Beautiful Soup is used to extract the table structure, which is then fed to Pandas to create the dataframe

In [13]:
url = "https://en.wikipedia.org/wiki/List_of_postal_codes_of_Canada:_M"
request = requests.get(url)
soup = BeautifulSoup(request.content, 'html.parser')
tables = soup.find_all('table')
df = pd.read_html(str(tables[0]), header=0)


In [14]:
df[0].head()

Unnamed: 0,Postcode,Borough,Neighbourhood
0,M1A,Not assigned,Not assigned
1,M2A,Not assigned,Not assigned
2,M3A,North York,Parkwoods
3,M4A,North York,Victoria Village
4,M5A,Downtown Toronto,Harbourfront


# Clean the data
- Ignore cells with borough "not assigned"
- This is done by creating a boolean selector and creating a new dataframe using the inverse

In [15]:
na_rows = df[0].Borough == "Not assigned"
f0 = df[0][~na_rows]


- If Neighbourhood is not assigned then take the borough


In [16]:
pd.set_option('mode.chained_assignment', None)
nb_rows = f0.Neighbourhood == "Not assigned"
f0.loc[nb_rows, 'Neighbourhood'] = f0.loc[nb_rows, 'Borough']
pd.set_option('mode.chained_assignment', 'warn')

- Combined common postcodes.
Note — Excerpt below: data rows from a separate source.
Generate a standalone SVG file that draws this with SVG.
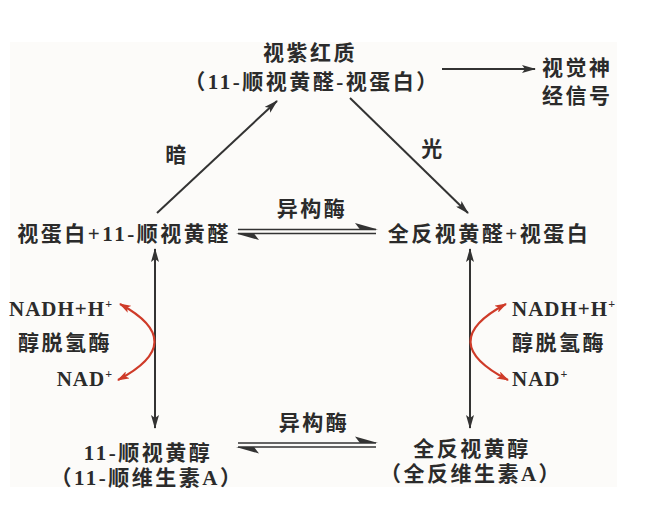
<svg xmlns="http://www.w3.org/2000/svg" width="660" height="512" viewBox="0 0 660 512">
<style>
text{font-family:"Liberation Serif","Noto Sans CJK SC",serif;font-weight:bold;font-size:21px;fill:#2b2b2b;letter-spacing:2.5px}
.c{text-anchor:middle}
.e{text-anchor:end}
.n{letter-spacing:1px}
.ln{stroke:#333;stroke-width:2;fill:none}
.red{stroke:#cf3b29;stroke-width:2.2;fill:none}
.sup{font-size:12px}
</style>
<defs>
<marker id="ah" viewBox="0 0 14 8" refX="13" refY="4" markerWidth="14" markerHeight="8" markerUnits="userSpaceOnUse" orient="auto-start-reverse">
<path d="M0,0 L14,4 L0,8 L3,4 Z" fill="#333"/>
</marker>
<marker id="rh" viewBox="0 0 12 8" refX="11" refY="4" markerWidth="12" markerHeight="8" markerUnits="userSpaceOnUse" orient="auto-start-reverse">
<path d="M0,0 L12,4 L0,8 L3,4 Z" fill="#cf3b29"/>
</marker>
</defs>
<rect x="10" y="42" width="607" height="445" fill="#fcfbf9"/>
<g id="connectors">
<line class="ln" x1="157" y1="213" x2="277" y2="101" marker-end="url(#ah)"/>
<line class="ln" x1="350" y1="98" x2="468" y2="213" marker-end="url(#ah)"/>
<line class="ln" x1="442" y1="69" x2="535" y2="69" marker-end="url(#ah)"/>
<line class="ln" x1="155" y1="249" x2="155" y2="428" marker-start="url(#ah)" marker-end="url(#ah)"/>
<line class="ln" x1="470" y1="249" x2="470" y2="428" marker-start="url(#ah)" marker-end="url(#ah)"/>
<g id="eq-top">
<line x1="238" y1="229.5" x2="376" y2="229.5" stroke="#333" stroke-width="1.6"/>
<line x1="238" y1="233.5" x2="376" y2="233.5" stroke="#333" stroke-width="1.6"/>
<path d="M378,229.5 L355,223 L360,229.5 Z" fill="#333"/>
<path d="M236,233.5 L259,240 L254,233.5 Z" fill="#333"/>
</g>
<g id="eq-bottom">
<line x1="238" y1="443" x2="376" y2="443" stroke="#333" stroke-width="1.6"/>
<line x1="238" y1="447" x2="376" y2="447" stroke="#333" stroke-width="1.6"/>
<path d="M378,443 L355,436.5 L360,443 Z" fill="#333"/>
<path d="M236,447 L259,453.5 L254,447 Z" fill="#333"/>
</g>
<path class="red" d="M120,304 Q190,342 118,380" marker-start="url(#rh)" marker-end="url(#rh)"/>
<path class="red" d="M506,304 Q434,342 508,380" marker-start="url(#rh)" marker-end="url(#rh)"/>
</g>
<g id="rhodopsin">
<text class="c" x="310" y="60">视紫红质</text>
<text class="c" x="312" y="89">（11-顺视黄醛-视蛋白）</text>
</g>
<g id="signal">
<text x="542" y="75">视觉神</text>
<text x="542" y="103">经信号</text>
</g>
<g id="label-dark"><text class="c" x="177" y="162">暗</text></g>
<g id="label-light"><text class="c" x="433" y="156">光</text></g>
<g id="label-iso-top"><text class="c" x="312" y="216">异构酶</text></g>
<g id="cis-retinal"><text class="c" x="124" y="241">视蛋白+11-顺视黄醛</text></g>
<g id="trans-retinal"><text class="c" x="489" y="241">全反视黄醛+视蛋白</text></g>
<g id="left-cofactors">
<text class="e n" x="113" y="316">NADH+H<tspan class="sup" dy="-8">+</tspan></text>
<text class="e" x="112" y="350">醇脱氢酶</text>
<text class="e n" x="113" y="386">NAD<tspan class="sup" dy="-8">+</tspan></text>
</g>
<g id="right-cofactors">
<text class="n" x="512" y="316">NADH+H<tspan class="sup" dy="-8">+</tspan></text>
<text x="512" y="350">醇脱氢酶</text>
<text class="n" x="512" y="386">NAD<tspan class="sup" dy="-8">+</tspan></text>
</g>
<g id="label-iso-bottom"><text class="c" x="314" y="430">异构酶</text></g>
<g id="cis-retinol">
<text class="c" x="148" y="460">11-顺视黄醇</text>
<text class="c" x="147" y="485">（11-顺维生素A）</text>
</g>
<g id="trans-retinol">
<text class="c" x="472" y="456">全反视黄醇</text>
<text class="c" x="471" y="481">（全反维生素A）</text>
</g>
</svg>
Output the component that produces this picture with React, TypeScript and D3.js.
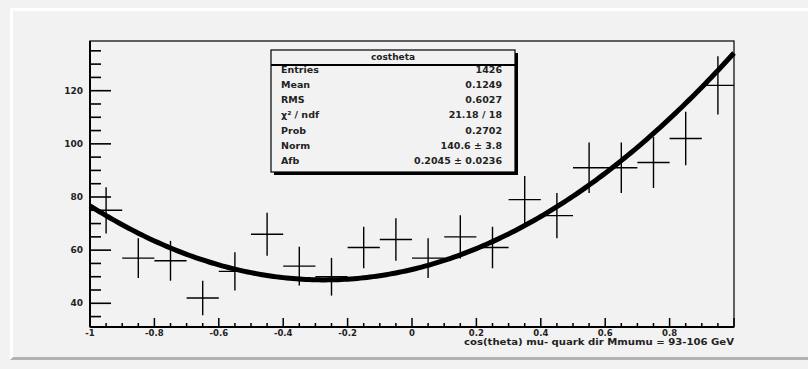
import React from "react";
import * as d3 from "d3";

// cos(theta) histogram, 20 bins on [-1, 1]
const binCenters = [
  -0.95, -0.85, -0.75, -0.65, -0.55, -0.45, -0.35, -0.25, -0.15, -0.05,
  0.05, 0.15, 0.25, 0.35, 0.45, 0.55, 0.65, 0.75, 0.85, 0.95,
];
const binHalfWidth = 0.05;
const counts = [75, 57, 56, 42, 52, 66, 54, 50, 61, 64, 57, 65, 61, 79, 73, 91, 91, 93, 102, 122];
const errors = [8.7, 7.5, 7.5, 6.5, 7.2, 8.1, 7.3, 7.1, 7.8, 8.0, 7.5, 8.1, 7.8, 8.9, 8.5, 9.5, 9.5, 9.6, 10.1, 11.0];

// fit parameters
const fitNorm = 140.6;
const fitAfb = 0.2045;

const xTickValues = [-1, -0.8, -0.6, -0.4, -0.2, 0, 0.2, 0.4, 0.6, 0.8];
const xTickLabels = ["-1", "-0.8", "-0.6", "-0.4", "-0.2", "0", "0.2", "0.4", "0.6", "0.8"];
const yTickValues = [40, 60, 80, 100, 120];
const yTickLabels = ["40", "60", "80", "100", "120"];

const statsTitle = "costheta";
const statsLabels = ["Entries", "Mean", "RMS", "χ² / ndf", "Prob", "Norm", "Afb"];
const statsValues = ["1426", "0.1249", "0.6027", "21.18 / 18", "0.2702", "140.6 ± 3.8", "0.2045 ± 0.0236"];

const xTitle = "cos(theta) mu- quark dir  Mmumu = 93-106 GeV";

const W = 808;
const H = 369;
const frame = { left: 90, top: 41, right: 734, bottom: 327 };
const FONT = "'DejaVu Sans', Arial, sans-serif";

export default function App() {
  const x = d3.scaleLinear().domain([-1, 1]).range([frame.left, frame.right]);
  const y = d3.scaleLinear().domain([31.08, 138.7]).range([frame.bottom, frame.top]);

  const fit = (c: number) => fitNorm * (0.375 * (1 + c * c) + fitAfb * c);
  const curvePts = d3.range(0, 201).map((i) => -1 + i * 0.01);
  const line = d3
    .line<number>()
    .x((c) => x(c))
    .y((c) => y(fit(c)));

  const xMinor = d3.range(0, 41).map((i) => -1 + i * 0.05);
  const yMinor = d3.range(35, 139, 5);

  const box = { x: 271, y: 50, w: 244, h: 122 };

  return (
    <svg
      width={W}
      height={H}
      style={{ position: "absolute", left: 0, top: 0, fontFamily: FONT }}
    >
      <rect x={0} y={0} width={W} height={H} fill="#f2f2f2" />
      {/* pad bevel */}
      <polygon points={`10,8 ${W},8 ${W},11 13,11 13,357 10,360`} fill="#ffffff" />
      <polygon points={`10,360 13,357 ${W},357 ${W},360`} fill="#b2b2b2" />

      {/* frame */}
      <rect
        x={frame.left}
        y={frame.top}
        width={frame.right - frame.left}
        height={frame.bottom - frame.top}
        fill="#f2f2f2"
        stroke="#111"
        strokeWidth={1.3}
      />

      {/* y axis */}
      <line x1={frame.left} x2={frame.left} y1={frame.top} y2={frame.bottom} stroke="#000" strokeWidth={2} />
      {yMinor.map((v) => {
        const major = yTickValues.includes(v);
        return (
          <line
            key={"ym" + v}
            x1={frame.left}
            x2={frame.left + (major ? 21 : 11)}
            y1={y(v)}
            y2={y(v)}
            stroke="#000"
            strokeWidth={1.6}
          />
        );
      })}
      {yTickValues.map((v, i) => (
        <text
          key={"yl" + v}
          x={83}
          y={y(v)}
          textAnchor="end"
          dominantBaseline="central"
          fontSize={9}
          fontWeight="bold"
          fill="#222"
        >
          {yTickLabels[i]}
        </text>
      ))}

      {/* x axis */}
      <line x1={frame.left} x2={frame.right} y1={frame.bottom} y2={frame.bottom} stroke="#000" strokeWidth={2} />
      {xMinor.map((v, i) => {
        const major = i % 4 === 0;
        return (
          <line
            key={"xm" + i}
            x1={x(v)}
            x2={x(v)}
            y1={frame.bottom}
            y2={frame.bottom - (major ? 9 : 4)}
            stroke="#000"
            strokeWidth={1.5}
          />
        );
      })}
      {xTickValues.map((v, i) => (
        <text
          key={"xl" + i}
          x={x(v)}
          y={333}
          textAnchor="middle"
          dominantBaseline="central"
          fontSize={8.5}
          fontWeight="bold"
          fill="#222"
        >
          {xTickLabels[i]}
        </text>
      ))}
      <text
        x={frame.right}
        y={342}
        textAnchor="end"
        dominantBaseline="central"
        fontSize={9}
        fontWeight="bold"
        fill="#222"
        textLength={270}
        lengthAdjust="spacingAndGlyphs"
      >
        {xTitle}
      </text>

      {/* data points with errors */}
      {binCenters.map((c, i) => (
        <g key={"pt" + i} stroke="#000" strokeWidth={1.4}>
          <line x1={x(c - binHalfWidth)} x2={x(c + binHalfWidth)} y1={y(counts[i])} y2={y(counts[i])} />
          <line x1={x(c)} x2={x(c)} y1={y(counts[i] - errors[i])} y2={y(counts[i] + errors[i])} />
        </g>
      ))}

      {/* fit curve */}
      <path d={line(curvePts) || ""} fill="none" stroke="#000" strokeWidth={5} strokeLinejoin="round" />

      {/* stats box */}
      <rect x={box.x + 3} y={box.y + 3} width={box.w} height={box.h} fill="#000" />
      <rect x={box.x} y={box.y} width={box.w} height={box.h} fill="#f2f2f2" stroke="#000" strokeWidth={1.2} />
      <line x1={box.x} x2={box.x + box.w} y1={65} y2={65} stroke="#000" strokeWidth={1.8} />
      <text
        x={box.x + box.w / 2}
        y={57}
        textAnchor="middle"
        dominantBaseline="central"
        fontSize={9}
        fontWeight="bold"
        fill="#222"
      >
        {statsTitle}
      </text>
      {statsLabels.map((lab, i) => (
        <g key={"st" + i}>
          <text
            x={281}
            y={69 + 15.3 * i}
            dominantBaseline="central"
            fontSize={9.5}
            fontWeight="bold"
            fill="#222"
          >
            {lab}
          </text>
          <text
            x={502}
            y={69 + 15.3 * i}
            textAnchor="end"
            dominantBaseline="central"
            fontSize={9.5}
            fontWeight="bold"
            fill="#222"
          >
            {statsValues[i]}
          </text>
        </g>
      ))}
    </svg>
  );
}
One row with neighbourhoods comma separated

First we use the grouby by function to group rows with the same postcode.
We create a blank dataframe, with the same columns, ready to receive the grouped data

In [17]:
grouped = f0.groupby('Postcode')
ndf = pd.DataFrame(columns=f0.columns)


We loop over each group, extracting the postcode, the Borough, and joining the Neighbourhood names.
Then we append to our new dataframe.


In [18]:
for postcode, group in grouped:
    g = {}
    g['Postcode'] = postcode
    g['Borough'] = group.Borough.iloc[0]
    g['Neighbourhood'] = ",".join(group['Neighbourhood'].values.tolist())
    ndf = ndf.append(g, ignore_index=True)


Finally we print the shape of the new dataframe

In [19]:
print(ndf.shape)


(103, 3)